Puscifer live!
Vic, Chicago
Saturday, March 27, 2010
In some ways, Puscifer’s Saturday-night set — if not the band’s entire approach and aesthetic — shouldn’t have come as much of a surprise. After all, frontman Maynard James Keenan is no stranger to elaborate stage props and jarring costumes. Over the years in hard-rock juggernaut Tool and the comparably more succinct and pop-leaning A Perfect Circle, Keenan has worn everything from padded bras and blue body paint to long, glam-tinged, ultra-feminine wigs. Eventually, the ghoulish and reclusive artist was bound to tackle a country-fried set.
Playing the part of performer and lustful trailer-park resident Billy D., Keenan and an adaptive live band performed upbeat downhome versions of Puscifer tracks like “Vagina Mine” and “Sour Grapes” that bore no resemblance to their recorded counterparts. Instead, the music served as more of a reprieve between well-rehearsed (and at times, somewhat corny) skits performed in-character, both onstage and in video interludes. The storyline followed Billy D.’s tumultuous relationship with his wife/distant relation Hildy (sportingly played by Laura Milligan), as they dealt with relationship issues and the strain of playing in a band together. With Keenan dressed like a Southern evangelist — reflective sunglasses, a tan mustache, and big slicked back pompadour to match — and Milligan done-up like the farmer’s daughter, the pair entirely embraced their country personas, offering a lively and surprisingly well-executed comic routine.

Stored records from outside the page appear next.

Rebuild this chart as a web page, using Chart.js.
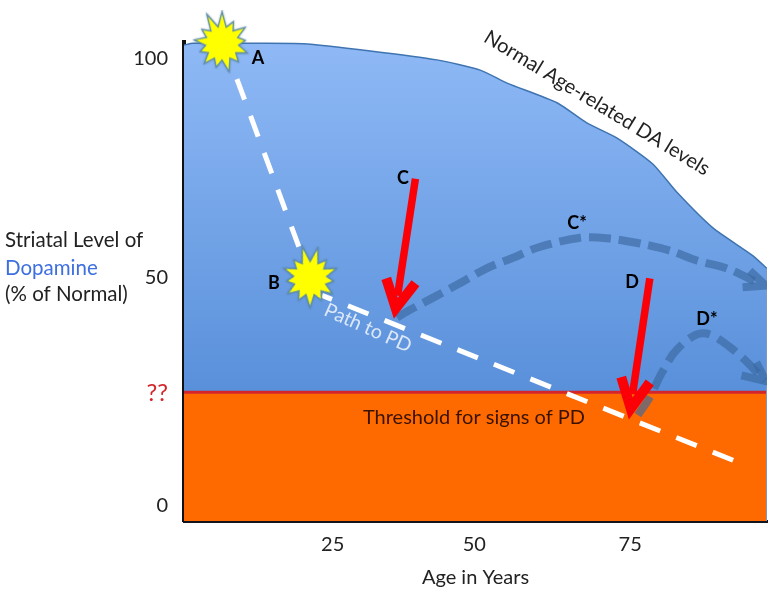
<!DOCTYPE html>
<html>
<head>
<meta charset="utf-8">
<title>Striatal dopamine and age</title>
<script src="https://cdn.jsdelivr.net/npm/chart.js@4"></script>
<style>
html,body{margin:0;padding:0;background:#fff}
canvas{display:block}
</style>
</head>
<body>
<canvas id="grafico" width="776" height="592"></canvas>
<script>
// ages and dopamine levels
const normalAges=[0,1.5,11.1,20,31.3,42.5,49.8,54.3,62.7,67.7,72.8,78.8,82.9,88.9,95.6,98];
const normalLevels=[103.1,103.5,103.5,103.4,101.8,99.8,97.5,94.6,90.2,85.7,82.3,76.5,70.1,62.2,56,53.1];

const thresholdAges=[0,98];
const thresholdLevels=[25.4,25.4];

const edgeAges=[98,98];
const edgeLevels=[-3.4,53.1];

const earlyPathAges=[8.9,19.3];
const earlyPathLevels=[95.5,58];
const latePathAges=[23.2,92.3];
const latePathLevels=[47.1,10.2];

const cStarAges=[35.8,37.5,41.9,46.2,50.8,55.3,59.5,66.6,71.6,76.7,81.7,86.2,91.3,96.8];
const cStarLevels=[42.1,43.5,46.6,49.7,53.1,55.5,57.8,60,59.8,58.7,57.1,54.9,53.1,49.7];
const cStarHeadAges=[95.1,97.8,93.9];
const cStarHeadLevels=[52.6,49.3,48.9];

const dStarAges=[76.3,78.3,80.3,83,87.2,91.8,97.7];
const dStarLevels=[20.3,24.3,29.7,35.2,38.6,35.5,28.1];
const dStarHeadAges=[96.2,97.8,93.7];
const dStarHeadLevels=[32.1,27.9,29.2];

const arrowCAges=[38.9,35.9];
const arrowCLevels=[73.2,47];
const arrowCHeadAges=[34,35.6,38.9];
const arrowCHeadLevels=[50.9,44.2,49.8];

const arrowDAges=[78.3,75.4];
const arrowDLevels=[50.9,25];
const arrowDHeadAges=[73.5,75.1,78.3];
const arrowDHeadLevels=[28.8,21.8,27.6];

const burstAges=[6.4,21.2];
const burstLevels=[103.5,50.9];

const xTickValues=[25,48.8,75];
const xTickLabels=["25","50","75"];
const yTickValues=[0,25.2,51.1,100];
const yTickLabels=["0","??","50","100"];

const FONT="Lato";

function pairs(xs,ys){
return xs.map((x,i)=>({x:x,y:ys[i]}));
}

// yellow starburst used as point style
function makeBurst(){
let size=66;
let c=document.createElement("canvas");
c.width=size;
c.height=size;
let g=c.getContext("2d");
let outer=[29,23,26,22,25,23,27,23,25,22,26,23,30];
let inner=15.5;
g.beginPath();
outer.forEach((r,i)=>{
let a=i/outer.length*Math.PI*2-Math.PI/2;
let b=(i+0.5)/outer.length*Math.PI*2-Math.PI/2;
g.lineTo(size/2+r*Math.cos(a),size/2+r*Math.sin(a));
g.lineTo(size/2+inner*Math.cos(b),size/2+inner*Math.sin(b));
});
g.closePath();
g.shadowColor="rgba(60,100,130,0.6)";
g.shadowBlur=2;
g.lineWidth=2.5;
g.strokeStyle="#5f8fa6";
g.stroke();
g.shadowBlur=0;
g.fillStyle="#ffff00";
g.fill();
return c;
}

const ctx=document.getElementById("grafico").getContext("2d");

const blueFill=ctx.createLinearGradient(0,42,0,392);
blueFill.addColorStop(0,"#8fb9f6");
blueFill.addColorStop(1,"#5990da");

const DASH_BLUE="rgba(58,104,160,0.65)";

let datasets=[
{data:pairs(normalAges,normalLevels),borderColor:"#3f74b0",borderWidth:1.5,fill:"start",backgroundColor:blueFill,tension:0.2},
{data:pairs(thresholdAges,thresholdLevels),borderColor:"#d3262c",borderWidth:3,fill:"start",backgroundColor:"#ff6a00"},
{data:pairs(edgeAges,edgeLevels),borderColor:"#7f97c4",borderWidth:2},
{data:pairs(cStarAges,cStarLevels),borderColor:DASH_BLUE,borderWidth:8,borderDash:[22,8],tension:0.3},
{data:pairs(cStarHeadAges,cStarHeadLevels),borderColor:DASH_BLUE,borderWidth:8,borderJoinStyle:"miter"},
{data:pairs(dStarAges,dStarLevels),borderColor:DASH_BLUE,borderWidth:8,borderDash:[22,9],tension:0.35},
{data:pairs(dStarHeadAges,dStarHeadLevels),borderColor:DASH_BLUE,borderWidth:8,borderJoinStyle:"miter"},
{data:pairs(earlyPathAges,earlyPathLevels),borderColor:"#ffffff",borderWidth:5,borderDash:[22,17.3]},
{data:pairs(latePathAges,latePathLevels),borderColor:"#ffffff",borderWidth:5,borderDash:[22,17.3],borderDashOffset:11.3},
{data:pairs(arrowCAges,arrowCLevels),borderColor:"#fb0007",borderWidth:7.5},
{data:pairs(arrowCHeadAges,arrowCHeadLevels),borderColor:"#fb0007",borderWidth:10,borderJoinStyle:"miter"},
{data:pairs(arrowDAges,arrowDLevels),borderColor:"#fb0007",borderWidth:7.5},
{data:pairs(arrowDHeadAges,arrowDHeadLevels),borderColor:"#fb0007",borderWidth:10,borderJoinStyle:"miter"},
{data:pairs(burstAges,burstLevels),showLine:false,pointRadius:28,pointStyle:makeBurst(),pointRotation:[0,14],clip:false}
];

// later datasets go on top
datasets.forEach((d,i)=>{
d.order=-i;
if(d.showLine===undefined)d.showLine=true;
});

// text that sits on the picture, not on an axis
const notes=[
{t:"A",x:258,y:58,bold:true,size:18},
{t:"B",x:274,y:283,bold:true,size:18},
{t:"C",x:403,y:178,bold:true,size:18},
{t:"C*",x:577,y:223,bold:true,size:18},
{t:"D",x:632,y:282,bold:true,size:18},
{t:"D*",x:707,y:319,bold:true,size:18},
{t:"Normal Age-related DA levels",x:597,y:103,size:20,rot:31.3,color:"#222"},
{t:"Path to PD",x:368,y:328,size:19.5,rot:24,color:"#dce8f8"},
{t:"Threshold for signs of PD",x:474,y:418,size:20,color:"#3a1200"},
{t:"Striatal Level of",x:5,y:240,size:20.5,align:"left",color:"#222"},
{t:"Dopamine",x:5,y:268,size:20.5,align:"left",color:"#3d6fe0"},
{t:"(% of Normal)",x:5,y:294,size:20.5,align:"left",color:"#222"}
];

const notesPlugin={
id:"notes",
afterDraw(chart){
let c=chart.ctx;
notes.forEach(n=>{
c.save();
c.translate(n.x,n.y);
if(n.rot)c.rotate(n.rot*Math.PI/180);
c.font=(n.bold?"bold ":"")+n.size+"px "+FONT;
c.fillStyle=n.color||"#000";
c.textAlign=n.align||"center";
c.textBaseline="middle";
c.fillText(n.t,0,0);
c.restore();
});
}
};

new Chart(ctx,{
type:"scatter",
data:{datasets:datasets},
plugins:[notesPlugin],
options:{
responsive:false,
animation:false,
layout:{autoPadding:false,padding:{left:0,top:42,right:9,bottom:0}},
elements:{point:{radius:0}},
plugins:{legend:{display:false},tooltip:{enabled:false}},
scales:{
x:{
type:"linear",
min:0,
max:98,
grid:{display:false,drawTicks:false},
border:{color:"#14141e",width:3},
afterBuildTicks(axis){axis.ticks=xTickValues.map(v=>({value:v}));},
afterFit(axis){axis.height=71;axis.paddingLeft=0;axis.paddingRight=0;},
ticks:{
autoSkip:false,
maxRotation:0,
padding:12,
color:"#222",
font:{family:FONT,size:20},
callback:(v,i)=>xTickLabels[i]
},
title:{display:true,text:"Age in Years",color:"#222",font:{family:FONT,size:20},padding:{top:6,bottom:2}}
},
y:{
type:"linear",
min:-3.4,
max:103.8,
grid:{display:false,drawTicks:false},
border:{color:"#111",width:4},
afterBuildTicks(axis){axis.ticks=yTickValues.map(v=>({value:v}));},
afterFit(axis){axis.width=184;axis.paddingTop=0;axis.paddingBottom=0;},
ticks:{
autoSkip:false,
padding:16,
color:c=>yTickLabels[c.index]==="??"?"#d3262c":"#222",
font:c=>({family:FONT,size:yTickLabels[c.index]==="??"?24:20}),
callback:(v,i)=>yTickLabels[i]
}
}
}
}
});
</script>
</body>
</html>
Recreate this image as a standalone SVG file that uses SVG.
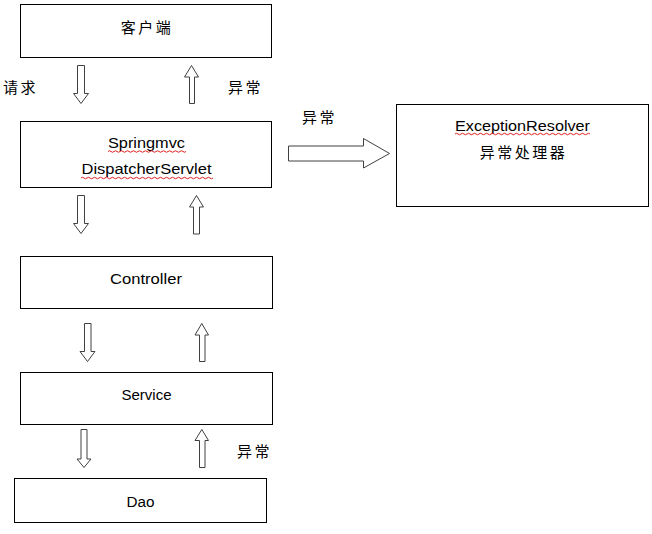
<svg xmlns="http://www.w3.org/2000/svg" width="652" height="534" viewBox="0 0 652 534">
<style>
.box{fill:#fff;stroke:#000;stroke-width:1}
.arr{fill:#fff;stroke:#404040;stroke-width:1;stroke-linejoin:miter}
.lat{font-family:"Liberation Sans",Arial,sans-serif;font-size:14px;fill:#000;text-anchor:middle}
.cjk{font-family:"Noto Sans CJK SC","Noto Sans",sans-serif;font-size:15px;fill:#000;letter-spacing:2.5px}
.cjkm{font-family:"Noto Sans CJK SC","Noto Sans",sans-serif;font-size:15px;fill:#000;letter-spacing:2.5px;text-anchor:middle}
.wavy{fill:none;stroke:#e02020;stroke-width:1}
</style>
<rect width="652" height="534" fill="#fff"/>
<g id="client">
<rect class="box" x="20.5" y="4.5" width="251" height="53"/>
<text class="cjkm" x="147" y="32.5">客户端</text>
</g>
<g id="dispatcher">
<rect class="box" x="20.5" y="121.5" width="251" height="66"/>
<text class="lat" x="146.5" y="147.5" textLength="77" lengthAdjust="spacingAndGlyphs">Springmvc</text>
<text class="lat" x="146.5" y="173.5" textLength="130" lengthAdjust="spacingAndGlyphs">DispatcherServlet</text>
<path class="wavy" d="M108,151.5 q1.5,-1.5 3,0 t3,0 t3,0 t3,0 t3,0 t3,0 t3,0 t3,0 t3,0 t3,0 t3,0 t3,0 t3,0 t3,0 t3,0 t3,0 t3,0 t3,0 t3,0 t3,0 t3,0 t3,0 t3,0 t3,0 t3,0 t3,0"/>
<path class="wavy" d="M81,178 q1.5,-1.5 3,0 t3,0 t3,0 t3,0 t3,0 t3,0 t3,0 t3,0 t3,0 t3,0 t3,0 t3,0 t3,0 t3,0 t3,0 t3,0 t3,0 t3,0 t3,0 t3,0 t3,0 t3,0 t3,0 t3,0 t3,0 t3,0 t3,0 t3,0 t3,0 t3,0 t3,0 t3,0 t3,0 t3,0 t3,0 t3,0 t3,0 t3,0 t3,0 t3,0 t3,0 t3,0 t3,0 t3,0"/>
</g>
<g id="controller">
<rect class="box" x="20.5" y="256.5" width="252" height="52"/>
<text class="lat" x="146" y="284" textLength="72" lengthAdjust="spacingAndGlyphs">Controller</text>
</g>
<g id="service">
<rect class="box" x="20.5" y="372.5" width="252" height="52"/>
<text class="lat" x="146.5" y="399.5" textLength="50" lengthAdjust="spacingAndGlyphs">Service</text>
</g>
<g id="dao">
<rect class="box" x="14.5" y="478.5" width="252" height="44"/>
<text class="lat" x="140.5" y="507" textLength="28" lengthAdjust="spacingAndGlyphs">Dao</text>
</g>
<g id="resolver">
<rect class="box" x="396.5" y="104.5" width="252" height="102"/>
<text class="lat" x="522.5" y="130.5" textLength="135" lengthAdjust="spacingAndGlyphs">ExceptionResolver</text>
<path class="wavy" d="M455,134 q1.5,-1.5 3,0 t3,0 t3,0 t3,0 t3,0 t3,0 t3,0 t3,0 t3,0 t3,0 t3,0 t3,0 t3,0 t3,0 t3,0 t3,0 t3,0 t3,0 t3,0 t3,0 t3,0 t3,0 t3,0 t3,0 t3,0 t3,0 t3,0 t3,0 t3,0 t3,0 t3,0 t3,0 t3,0 t3,0 t3,0 t3,0 t3,0 t3,0 t3,0 t3,0 t3,0 t3,0 t3,0 t3,0 t3,0"/>
<text class="cjkm" x="523.5" y="158">异常处理器</text>
</g>
<g id="connectors">
<path class="arr" d="M77.5,65.5 H84.5 V93.5 H88.5 L81,103.5 L73.5,93.5 H77.5 Z"/>
<path class="arr" d="M189.5,103.5 H194.5 V77 H198.5 L191.5,65.5 L184.5,77 H189.5 Z"/>
<path class="arr" d="M77.5,195.5 H84.5 V223.5 H88.5 L81,233.5 L73.5,223.5 H77.5 Z"/>
<path class="arr" d="M193.5,234 H199.5 V207 H203.5 L196.5,195.5 L189.5,207 H193.5 Z"/>
<path class="arr" d="M84.5,323.5 H91 V351.5 H95 L87.5,361.5 L80,351.5 H84.5 Z"/>
<path class="arr" d="M199.5,361.5 H205 V335 H208.5 L201.8,323.5 L195,335 H199.5 Z"/>
<path class="arr" d="M81,429.5 H87 V459 H91 L84,467.5 L77,459 H81 Z"/>
<path class="arr" d="M199.5,467.5 H205 V440.5 H208.5 L201.8,429.5 L195,440.5 H199.5 Z"/>
<path class="arr" d="M288.5,146 H363.5 V138.5 L389.5,153.5 L363.5,168 V161 H288.5 Z"/>
</g>
<g id="labels">
<text class="cjk" x="3" y="93">请求</text>
<text class="cjk" x="228" y="93">异常</text>
<text class="cjk" x="302" y="122.5">异常</text>
<text class="cjk" x="237" y="457">异常</text>
</g>
</svg>
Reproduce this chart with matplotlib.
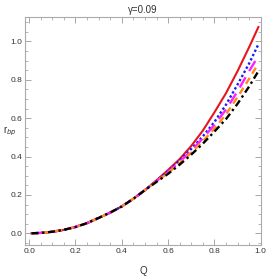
import numpy as np
import matplotlib
matplotlib.use("Agg")
import matplotlib.pyplot as plt
from matplotlib.ticker import MultipleLocator

# values
Q = [0.01, 0.05, 0.10, 0.15, 0.20, 0.25, 0.30, 0.35, 0.40, 0.45, 0.50,
     0.55, 0.60, 0.65, 0.70, 0.75, 0.80, 0.85, 0.90, 0.95, 0.99]
common = [0.0, 0.002, 0.008, 0.018, 0.033, 0.053, 0.080, 0.108, 0.140, 0.180, 0.225]
r_red = common + [0.276, 0.330, 0.387, 0.455, 0.535, 0.630, 0.730, 0.845, 0.970, 1.075]
r_blue = common + [0.274, 0.325, 0.380, 0.440, 0.505, 0.580, 0.670, 0.775, 0.885, 0.985]
r_magenta = common + [0.272, 0.320, 0.372, 0.430, 0.495, 0.565, 0.645, 0.740, 0.845, 0.925]
r_orange = common + [0.270, 0.315, 0.366, 0.420, 0.480, 0.545, 0.620, 0.710, 0.805, 0.885]
r_black = common + [0.268, 0.310, 0.358, 0.410, 0.467, 0.530, 0.595, 0.675, 0.765, 0.845]

plt.rcParams['font.family'] = ['Liberation Sans', 'DejaVu Sans']

fig = plt.figure(figsize=(2.66, 2.80), dpi=100)
ax = fig.add_axes([0.094, 0.125, 0.886, 0.814])

ax.plot(Q, r_red, color='#e8161b', lw=1.5, ls='-')
ax.plot(Q, r_blue, color='#1a1aff', lw=1.7, ls=(0, (1, 1)))
ax.plot(Q, r_magenta, color='#ff1fff', lw=1.7, ls=(0, (5, 3)))
ax.plot(Q, r_orange, color='#ff8c1a', lw=1.7, ls=(0, (3, 2)))
ax.plot(Q, r_black, color='black', lw=1.7, ls=(0, (3, 1.5, 1, 1.5)))

ax.set_xlim(-0.018, 1.0)
ax.set_ylim(-0.061, 1.127)
ax.xaxis.set_major_locator(MultipleLocator(0.2))
ax.xaxis.set_minor_locator(MultipleLocator(0.05))
ax.yaxis.set_major_locator(MultipleLocator(0.2))
ax.yaxis.set_minor_locator(MultipleLocator(0.05))
ax.tick_params(which='both', direction='in', top=True, right=True,
               labelsize=6, colors='#999999', labelcolor='#333333', pad=2)
ax.tick_params(which='major', length=4, width=0.6)
ax.tick_params(which='minor', length=2, width=0.5)
for s in ax.spines.values():
    s.set_color('#aaaaaa')
    s.set_linewidth(0.8)

ax.set_title('γ=0.09', fontsize=7, color='#333333', pad=3)
ax.set_xlabel('Q', fontsize=7, color='#333333', labelpad=8)
ax.set_ylabel('r$_{bp}$', fontsize=7, color='#333333', rotation=0, labelpad=6)
ax.yaxis.set_label_coords(-0.065, 0.47)

fig.savefig('out.png', dpi=100)
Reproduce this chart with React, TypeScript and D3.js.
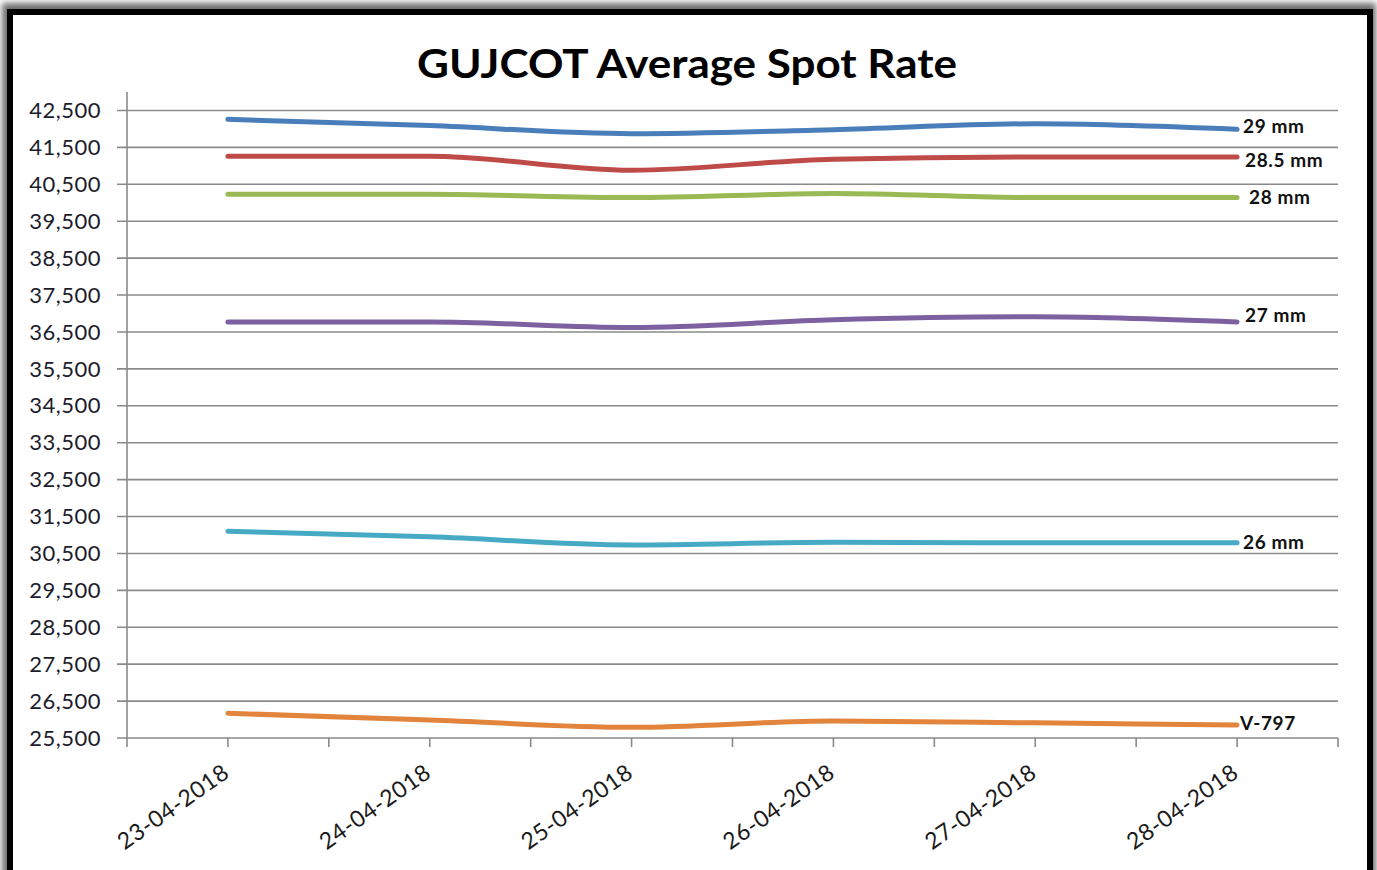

The highlight of the set came in the explicit and ridiculous “Cuntry Boner,” a Puscifer EP track and the one song that was designed for a cowboy delivery. A jovial hoedown jamboree, “Boner” delivered a laundry list of graphic conquests in the country-music world, from the Judds to Johnny Cash, “Elvis Presley’s little girl” to “the cast of ‘Hee Haw.'” Perhaps to inspire hometown pride, Keenan revealed the song was actually penned by Rage Against The Machine’s Tom Morello during the guitarist’s early ’90s days in Libertyville.
Humorous “Boner” aside, however, the musical component of Puscifer’s twang-heavy set proved a bit one-note, with the band’s decidedly darker catalog obviously not originally intended for such a makeover. Thankfully, the strength of the Billy D. and Hildy dynamic carried much of the set. It was fitting that Keenan’s Puscifer outing would prove theatrical beyond any of his other projects, with a costumed and in-character band performing in front of a tin-roofed general storefront, given that the band’s name first surfaced in an old ‘Mr. Show’ skit Keenan guested on. Couple that with the frontman’s time in the early ’90s L.A. comic scene, and it’s actually a wonder this didn’t happen sooner. Yet there was bound to be a vocal component of the crowd who didn’t come out to hear the voice of Tool tackle country material, apparent when inebriated audience members yelled out for Ænima tracks. So it was no doubt a relief for many when, following a mid-show exit, Puscifer delivered a second set more in line with the tone of the band’s darker debut effort,V Is For Vagina.
For the evening’s extended encore, Keenan, dapperly dressed in a dark suit, hid behind head-level TV monitors, singing into a camera behind the sets that put his sunglassed face up on screen. As he sang, the frontman returned to his trademark rocking lurch so often exhibited during Tool sets. It was a fitting choice, as Puscifer’s execution, in its natural form, isn’t miles away from that of Tool or APC. Opened by a bare repeating bassline and building until reverb and drums threatened to overtake the song, “Momma Sed” could have been a selection off the experimental Thirteenth Step or the second half of Lateralus. “Indigo Children,” meanwhile, further demonstrated Puscifer’s expansive versatility, with maracas used as drumsticks, pyschedelic guitars, and swirling, sonic whale calls. Elsewhere, the heavier “The Undertaker” lived up to its ominous titling, with Keenan repeatedly snarling “I told you so” over a precise and pounding beat, while the more wicked “The Mission” displayed the act’s more groove-laden side.
During one of the evening’s many video interludes, a series of comics and actors offered their take on just what Puscifer really “is,” with a range of tongue-in-cheek answers ensuing, (“Puscifer for president 2012: perhaps we can!”). Yet one response describing the outfit as “a visual-arts nightmare” rang disarmingly accurate. Puscifer is Keenan’s playground where he plays with all the toys he can’t in the concretely defined Tool, or yet get to in the all but abandoned A Perfect Circle. It’s not just a visual-arts nightmare, it’s a glimpse of the scope of Keenan’s sordid sense of humor and fervent desire to continually reimagine his art. Really, for anyone paying attention, it shouldn’t have come as much of a surprise at all that someone as restless and ambitious as Keenan would eventually take things to this level. But seriously — who could’ve seen all this coming?